Para pengunjung mayoritas berasal dari kota atau kabupaten di Jabar, Jakarta, dan Banten. Perbandingan berdasarkan daerah asal pengunjung, sekitar 90 persen dari luar Purwakarta. Sebanyak 10 persen pengunjung lokal Purwakarta.
Adapun tarif kunjungan yang diberlakukan untuk pengunjung asal Purwakarta Rp 25.000 per orang. Sementara pengunjung dari luar Purwakarta dikenai tarif Rp 35.000. Tahun 2020, tidak ada kenaikan tarif.
Ia menyatakan jika promosi kegiatan ini belum tersebar luas di media sosial. Ia hanya mengandalkan promosi dari rekomendasi mulut ke mulut. Biasanya mereka (pengunjung) adalah hasil rekomendasi dari pengunjung sebelumnya. Mereka penasaran dan ingin mencoba bagaimana pembuatan langsung keramik ini,” ucap Mumun.
Hal ini sejalan dengan rencana Pemkab Purwakarta mengembangkan pembuatan diorama sejarah gerabah Plered di Galeri Menong 2. Krisis surutnya minat anak muda menjadi perajin di Plered menjadi tantangan yang harus dicarikan solusinya. Keberlangsungan tradisi ini tak boleh dibiarkan hilang begitu saja.
”Dengan adanya kegiatan wisata edukasi ini, semoga dapat menumbuhkan minat para pengunjung terjun menjadi perajin. Semoga tertanam jiwa seni dan melahirkan bibit-bibit baru perajin di Plered,” ujar Mumun.
Berdasarkan data UPTD Pengembangan Sentra Keramik Dinas Perindustrian dan Perdagangan Purwakarta, jumlah tenaga kerja perajin pada 2014-2016 sebanyak 3.000 orang. Pada 2017, turun menjadi 2.560 orang dan kemudian menurun lagi menjadi 2.406 orang pada 2018.

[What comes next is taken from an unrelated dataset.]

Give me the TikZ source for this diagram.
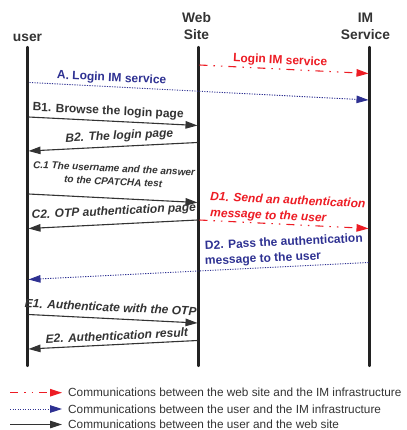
\documentclass[tikz,border=0pt]{standalone}
\usepackage{fontspec}
\setmainfont{Liberation Sans}
\usetikzlibrary{arrows.meta}

\definecolor{ink}{HTML}{333333}
\definecolor{lifeink}{HTML}{222222}
\definecolor{imred}{HTML}{ED1C24}
\definecolor{imblue}{HTML}{2E3192}

\tikzset{
  head/.style={font=\fontsize{13.8}{17.3}\selectfont\bfseries, text=ink, inner sep=0pt, align=center},
  life/.style={draw=lifeink, line width=2.2pt, line cap=round},
  msg/.style={draw=ink, line width=1.1pt, -{Triangle[length=12pt,width=7.5pt]}},
  webim/.style={draw=imred, line width=1.1pt,
    dash pattern=on 8pt off 6pt on 1.5pt off 6pt on 1.5pt off 6pt,
    -{Triangle[length=12pt,width=7.5pt]}},
  userim/.style={draw=imblue, line width=0.9pt, dash pattern=on 1.2pt off 1.3pt,
    -{Triangle[length=12pt,width=7.5pt]}},
  lbl/.style={font=\fontsize{12}{14}\selectfont\bfseries, text=ink, inner sep=0pt, anchor=base},
  lbli/.style={lbl, font=\fontsize{12}{14}\selectfont\bfseries\itshape},
  small/.style={lbl, font=\fontsize{10}{12}\selectfont\bfseries\itshape},
  legtext/.style={font=\fontsize{11.8}{14}\selectfont, text=ink, inner sep=0pt, anchor=base west},
}

\begin{document}
\begin{tikzpicture}[x=1pt, y=-1pt]
\useasboundingbox (0,0) rectangle (406,430);

% participants
\node[head, anchor=base] (user) at (27.5,41.5) {user};
\node[head] (web) at (196.5,26.4) {Web\\Site};
\node[head] (im) at (365.5,26.4) {IM\\Service};

% lifelines
\coordinate (uT) at (27.5,47);  \coordinate (uB) at (27.5,366);
\coordinate (wT) at (198.5,47); \coordinate (wB) at (198.5,366);
\coordinate (iT) at (369.5,47); \coordinate (iB) at (369.5,366);
\draw[life] (uT) -- (uB);
\draw[life] (wT) -- (wB);
\draw[life] (iT) -- (iB);

% message end points on the lifelines
\coordinate (l0w) at (199.5,65);   \coordinate (l0i) at (368.5,73.5);
\coordinate (au)  at (29.5,82.5);  \coordinate (ai)  at (368.5,100);
\coordinate (b1u) at (28.5,117);   \coordinate (b1w) at (197.5,125.5);
\coordinate (b2w) at (197.5,142.5);\coordinate (b2u) at (28.5,151);
\coordinate (c1u) at (28.5,194);   \coordinate (c1w) at (197.5,202.5);
\coordinate (c2w) at (197.5,220);  \coordinate (c2u) at (28.5,228.5);
\coordinate (d1w) at (199.5,220);  \coordinate (d1i) at (368.5,228.5);
\coordinate (d2i) at (368.5,262.5);\coordinate (d2u) at (28.5,279.5);
\coordinate (e1u) at (28.5,314.5); \coordinate (e1w) at (197.5,323);
\coordinate (e2w) at (197.5,340.5);\coordinate (e2u) at (28.5,349);

% messages
\draw[webim]  (l0w) -- (l0i);
\draw[userim] (au)  -- (ai);
\draw[msg]    (b1u) -- (b1w);
\draw[msg]    (b2w) -- (b2u);
\draw[msg]    (c1u) -- (c1w);
\draw[msg]    (c2w) -- (c2u);
\draw[webim]  (d1w) -- (d1i);
\draw[userim] (d2i) -- (d2u);
\draw[msg]    (e1u) -- (e1w);
\draw[msg]    (e2w) -- (e2u);

% message labels
\node[lbl, text=imred, rotate=-2.7] (l0t) at (280,64) {Login IM service};
\node[lbl, text=imblue, rotate=-2.7] (at) at (111.5,81.5) {A. Login IM service};
\node[lbl, rotate=-2.7] (b1t) at (108,114.5) {B1. Browse the login page};
\node[lbli, rotate=2.7] (b2t) at (119.5,139.5) {B2. The login page};
\node[small, rotate=-2.8] (c1ta) at (114,172) {C.1 The username and the answer};
\node[small, rotate=-2.8] (c1tb) at (113,185) {to the CPATCHA test};
\node[lbli, rotate=2.7] (c2t) at (114,215) {C2. OTP authentication page};
\node[lbli, text=imred, anchor=base west, rotate=-2.7] (d1ta) at (210,200.5) {D1. Send an authentication};
\node[lbli, text=imred, anchor=base west, rotate=-2.7] (d1tb) at (210,216.5) {message to the user};
\node[lbl, text=imblue, anchor=base west, rotate=2.7] (d2ta) at (205,249.5) {D2. Pass the authentication};
\node[lbl, text=imblue, anchor=base west, rotate=2.7] (d2tb) at (205,265) {message to the user};
\node[lbli, rotate=-2.7] (e1t) at (110.5,311.5) {E1. Authenticate with the OTP};
\node[lbli, rotate=2.7] (e2t) at (117,340) {E2. Authentication result};

% legend
\coordinate (k1a) at (10,392.7); \coordinate (k1b) at (62,392.7);
\coordinate (k2a) at (10,409);   \coordinate (k2b) at (62,409);
\coordinate (k3a) at (10,424.5); \coordinate (k3b) at (62,424.5);
\draw[webim]  (k1a) -- (k1b);
\draw[userim] (k2a) -- (k2b);
\draw[msg]    (k3a) -- (k3b);
\node[legtext] (k1t) at (68,396.7) {Communications between the web site and the IM infrastructure};
\node[legtext] (k2t) at (68,413)   {Communications between the user and the IM infrastructure};
\node[legtext] (k3t) at (68,428.3) {Communications between the user and the web site};
\end{tikzpicture}
\end{document}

Dengan adanya kegiatan wisata edukasi ini, semoga dapat menumbuhkan minat para pengunjung terjun menjadi perajin.
Sementara itu, Kepala Seksi Promosi dan Pengembangan Wisata Dinas Pemuda, Olahraga, Pariwisata, dan Kebudayaan Kabupaten Purwakarta Acep Yuli M menyebutkan, keberadaan diorama dan wisata edukasi ini diharapkan dapat semakin meningkatkan kunjungan pariwisata di Purwakarta karena tidak bergantung pada kondisi cuaca.
Menurut dia, kondisi cuaca yang tak menentu memengaruhi jumlah wisatawan. Sebab, mayoritas destinasi wisata unggulan di Purwakarta bergantung kondisi cuaca. Angka kunjungan wisatawan di Purwakarta pada 2019 mencapai 2,8 juta orang dari target 4 juta wisatawan.